# help... tivo bolt fighting upgrade



## jdunne (Sep 19, 2006)

Looking for some last minute help

we upgraded to Bolt a few months ago, 500MB. since I had a external drive on our existing TIVO, figured we could just move it over. We I did get the external drive to cannact to the bolt after a lot of reboots. I just magically appeared. and I paired it and started using it. Then on a reboot 4 days ago, I got the missing External drive. No matter what I tried it would not boot up... So I said to hell with it I give up and I tried to use the "remove ext drive" option in Tivo.. but.. Tivo was still not able to boot up. it would say "missing ext drive".... so I was stuck...

Plan B I purchased a 2 TB SATA drive and replaced the existing drive..... Awesome Bold booted up updated its self voila.... except now my cableCard no longer pairs up... COX has tried 4-5 times remotely, I went down to the COX store and got a new CableCARD. and I just had the service guys here for 4 hrs... they gave up. they tried many CableCARDs. re-paired over and over again. But it just never worked. Blank channels in the end. They even broght in their Tivo expert. And he was pretty sharp. He did not want to give up. But it was getting ridicuous.

It seems the Bolt is not allowing the HOST ID of the cable card to reset. Or something like that. The Bolt is not treating the Cablecard corectly after I swapped Harddrives... All we get is blank channels. Although the Cox On demand stuff works.. 

So I am almost done. After 15-20yrs of TIvo starting with first generation of Tivo. I just cant take fighting this crap anymore... and Tivo is not going to help me since I "opened the case". 

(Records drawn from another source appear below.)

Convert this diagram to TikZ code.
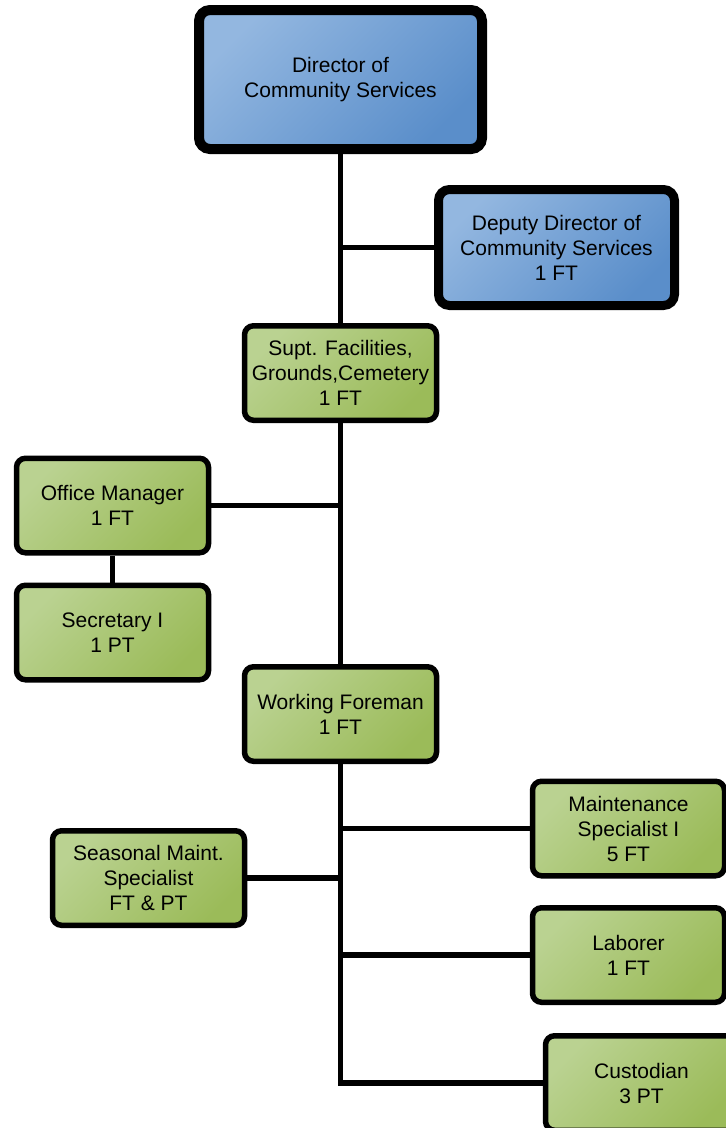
\documentclass[tikz,border=0pt]{standalone}
\usepackage{fontspec}
\setmainfont{Liberation Sans}
\usetikzlibrary{backgrounds}
\definecolor{bluelight}{HTML}{93B7E0}
\definecolor{bluedark}{HTML}{5A8ECA}
\definecolor{greenlight}{HTML}{BAD291}
\definecolor{greendark}{HTML}{9BBB59}
\tikzset{
  box/.style={draw=black, rounded corners=11pt, align=center, inner sep=0pt,
    font=\fontsize{21pt}{25pt}\selectfont, text=black},
  bluebox/.style={box, line width=10pt, top color=bluelight, bottom color=bluedark, shading angle=45},
  bluebox2/.style={box, line width=9pt, top color=bluelight, bottom color=bluedark, shading angle=45},
  greenbox/.style={box, line width=5.5pt, rounded corners=9pt, minimum width=192pt, minimum height=94.5pt,
    top color=greenlight, bottom color=greendark, shading angle=45},
  conn/.style={line width=5.5pt, draw=black}
}
\begin{document}
\begin{tikzpicture}[x=1pt,y=-1pt]
\useasboundingbox (0,0) rectangle (726,1128);
\clip (0,0) rectangle (726,1128);
\node[bluebox, minimum width=283pt, minimum height=139pt] (dir) at (340.5,79.5) {Director of\\Community Services};
\node[bluebox2, minimum width=236pt, minimum height=116pt] (dep) at (556.5,247.5) {Deputy Director of\\Community Services\\1 FT};
\node[greenbox] (supt) at (340.5,373) {Supt. Facilities,\\Grounds,Cemetery\\1 FT};
\node[greenbox] (om) at (112.5,505.5) {Office Manager\\1 FT};
\node[greenbox] (sec) at (112.5,632.5) {Secretary I\\1 PT};
\node[greenbox] (wf) at (340.5,714) {Working Foreman\\1 FT};
\node[greenbox] (mnt) at (628.5,828.5) {Maintenance\\Specialist I\\5 FT};
\node[greenbox] (sea) at (148.5,878) {Seasonal Maint.\\Specialist\\FT \& PT};
\node[greenbox] (lab) at (628.5,955) {Laborer\\1 FT};
\node[greenbox] (cus) at (641.5,1083) {Custodian\\3 PT};
\begin{scope}[on background layer]
\draw[conn] (dir.south) -- (supt.north);
\draw[conn] (dep.west) -- (dep.west -| dir.south);
\draw[conn] (supt.south) -- (wf.north);
\draw[conn] (om.east) -- (om.east -| supt.south);
\draw[conn] (om.south) -- (sec.north);
\draw[conn, line join=miter] (wf.south) |- (cus.west);
\draw[conn] (mnt.west) -- (mnt.west -| wf.south);
\draw[conn] (sea.east) -- (sea.east -| wf.south);
\draw[conn] (lab.west) -- (lab.west -| wf.south);
\end{scope}
\end{tikzpicture}
\end{document}
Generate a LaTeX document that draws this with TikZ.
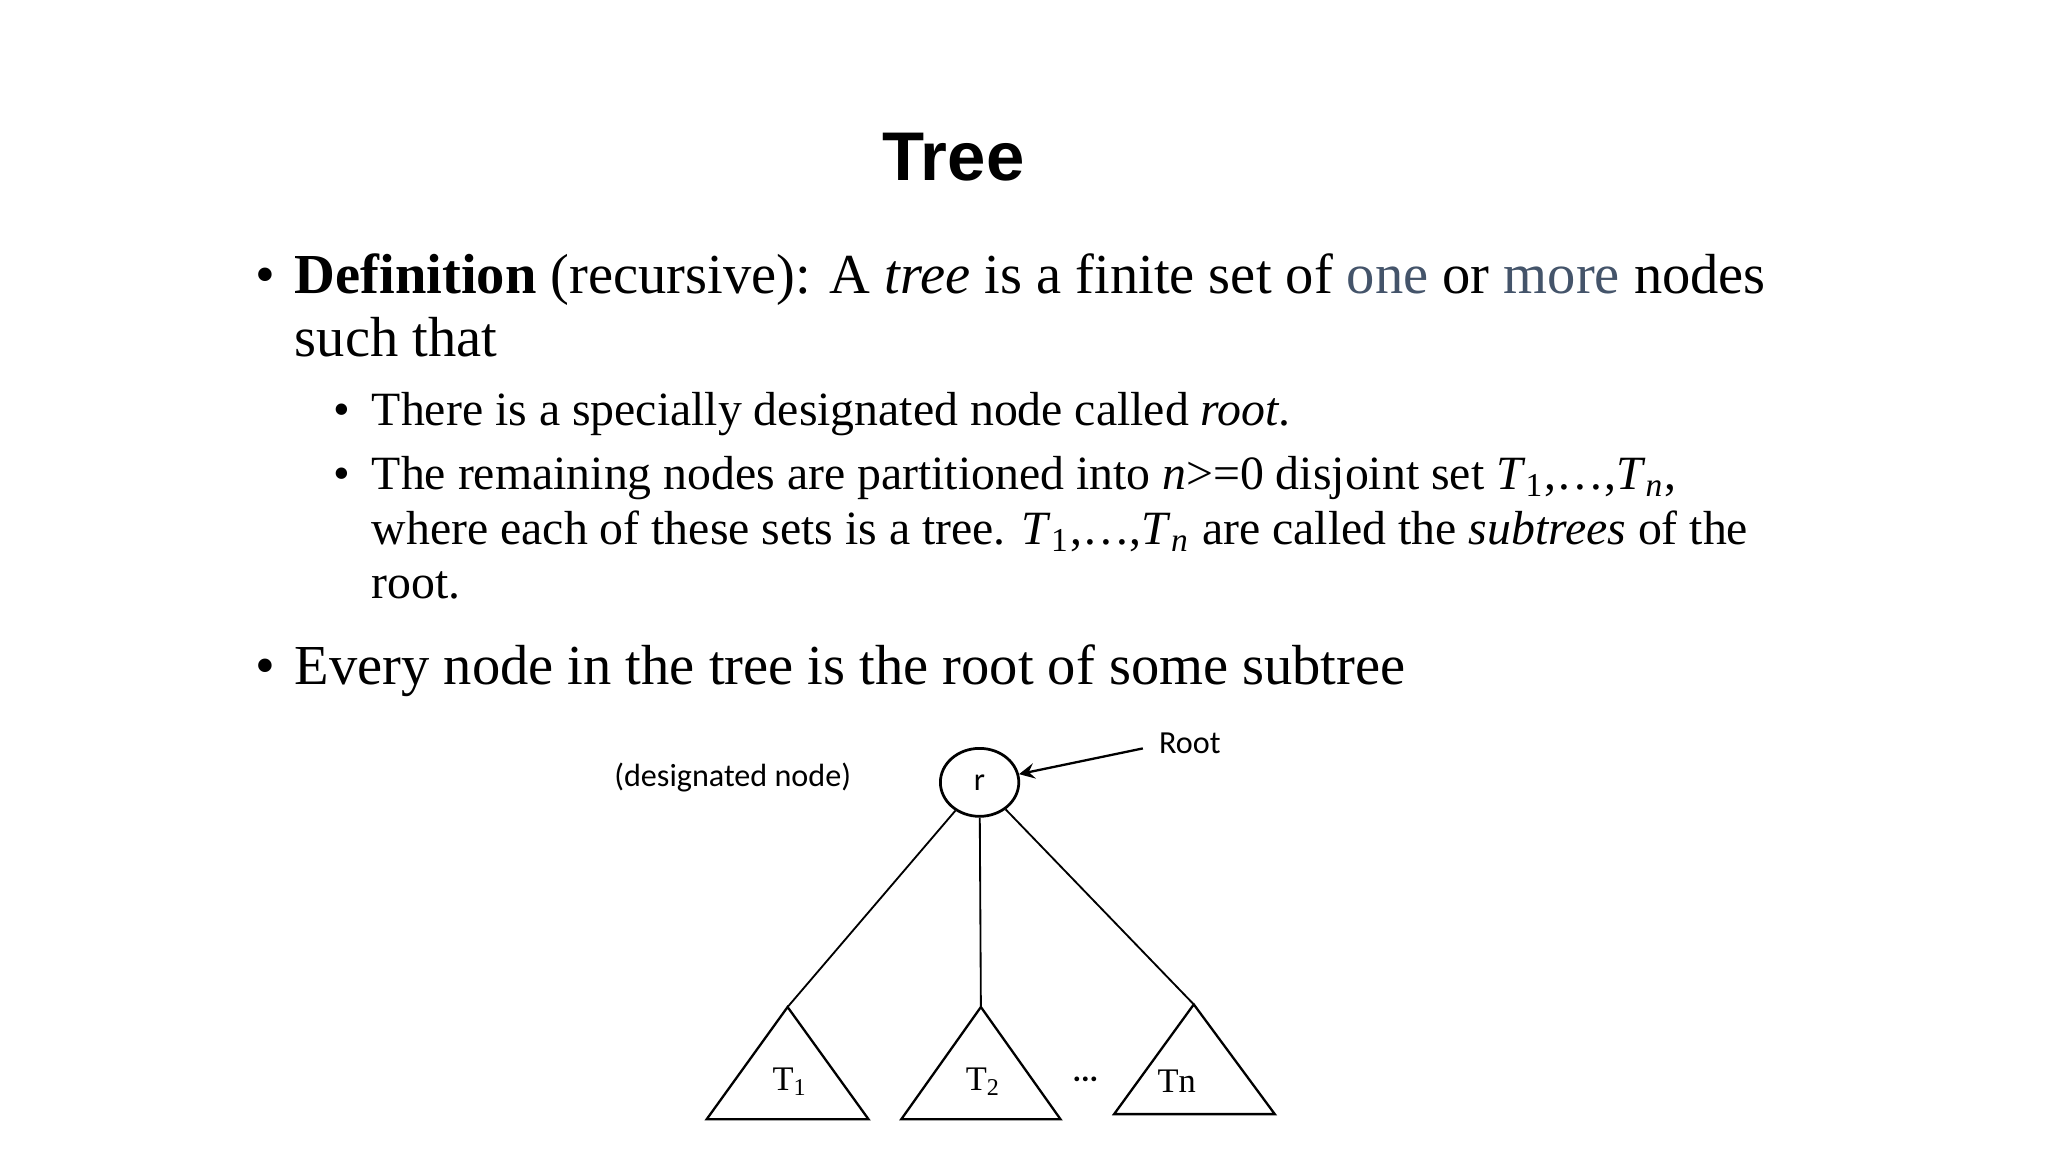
\documentclass[tikz,border=0pt]{standalone}
\usepackage{fontspec}
\usetikzlibrary{shapes.geometric}
\setmainfont{Liberation Serif}
\newfontfamily\hdfont{Liberation Sans}
\newfontfamily\calfont{Carlito}
\definecolor{slate}{HTML}{44546A}
\begin{document}
\begin{tikzpicture}[x=0.01cm,y=-0.01cm,
  big/.style={anchor=base west,inner sep=0,font=\fontsize{12.3}{14}\selectfont},
  sm/.style={anchor=base west,inner sep=0,font=\fontsize{10.4}{12}\selectfont},
  lab/.style={inner sep=0,font=\calfont\fontsize{7}{8}\selectfont},
  tri/.style={draw,line width=0.5pt}]
\useasboundingbox (0,0) rectangle (1568,882);
\node[anchor=base,inner sep=0,font=\hdfont\bfseries\fontsize{15}{17}\selectfont] (title) at (730,138) {Tree};
\node[big] (b1) at (195,225) {•};
\node[big] (l1) at (225,225) {\textbf{Definition} (recursive): A \textit{tree} is a finite set of \textcolor{slate}{one} or \textcolor{slate}{more} nodes};
\node[big] (l2) at (225,273) {such that};
\node[sm] (b2) at (255,326) {•};
\node[sm] (l3) at (284,326) {There is a specially designated node called \textit{root}.};
\node[sm] (b3) at (255,375) {•};
\node[sm] (l4) at (284,375) {The remaining nodes are partitioned into \textit{n}>=0 disjoint set \textit{T}\textsubscript{1},…,\textit{T}\textsubscript{\textit{n}},};
\node[sm] (l5) at (284,417) {where each of these sets is a tree. \textit{T}\textsubscript{1},…,\textit{T}\textsubscript{\textit{n}} are called the \textit{subtrees} of the};
\node[sm] (l6) at (284,458) {root.};
\node[big] (b4) at (195,524) {•};
\node[big] (l7) at (225,524) {Every node in the tree is the root of some subtree};
% diagram
\node[draw,ellipse,inner sep=0,line width=0.6pt,minimum width=0.6cm,minimum height=0.52cm,font=\calfont\fontsize{7}{8}\selectfont] (r) at (750,599) {r};
\node[lab] (dn) at (561,595) {(designated node)};
\node[lab] (root) at (911,569) {Root};
\coordinate (ra) at (875,573);
\draw[-stealth,line width=0.5pt] (ra) -- (r);
\coordinate (a1) at (603,771); \coordinate (a2) at (751,771); \coordinate (a3) at (914,769);
\draw[tri] (a1) -- (665,857) -- (541,857) -- cycle;
\draw[tri] (a2) -- (812,857) -- (690,857) -- cycle;
\draw[tri] (a3) -- (976,853) -- (853,853) -- cycle;
\draw[line width=0.4pt] (r) -- (a1);
\draw[line width=0.4pt] (r) -- (a2);
\draw[line width=0.4pt] (r) -- (a3);
\node[inner sep=0,font=\fontsize{7.5}{8}\selectfont] (t1) at (605,828) {T\textsubscript{1}};
\node[inner sep=0,font=\fontsize{7.5}{8}\selectfont] (t2) at (753,828) {T\textsubscript{2}};
\node[inner sep=0,font=\fontsize{7.5}{8}\selectfont] (tn) at (901,828) {Tn};
\node[lab,font=\calfont\bfseries\fontsize{7}{8}\selectfont] (dots) at (831,826) {...};
\end{tikzpicture}
\end{document}
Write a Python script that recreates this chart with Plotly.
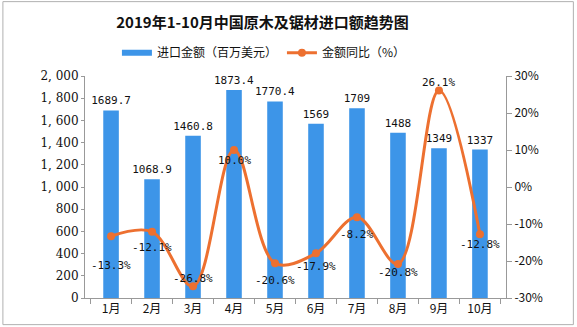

Does anybody know why TIVO will mess with the CableCard if I swap out a hard drive? 

Is there anyway to fix this? 

We just ordered the Cable company DVR... .it will not be here for a few days, And if I can get Bolt to work, I will bail on Cable DVR.. But I have wasted enough time stuck in between Cable company and Tivo.. But screwing me IMO.... Blaming each other etc....

any advice is welcome

Joe


----------



## PSU_Sudzi (Jun 4, 2015)

Did you try going back to the original TiVo hard drive and run setup again?


----------



## ggieseke (May 30, 2008)

Have you tried running Clear & Delete Everything?


----------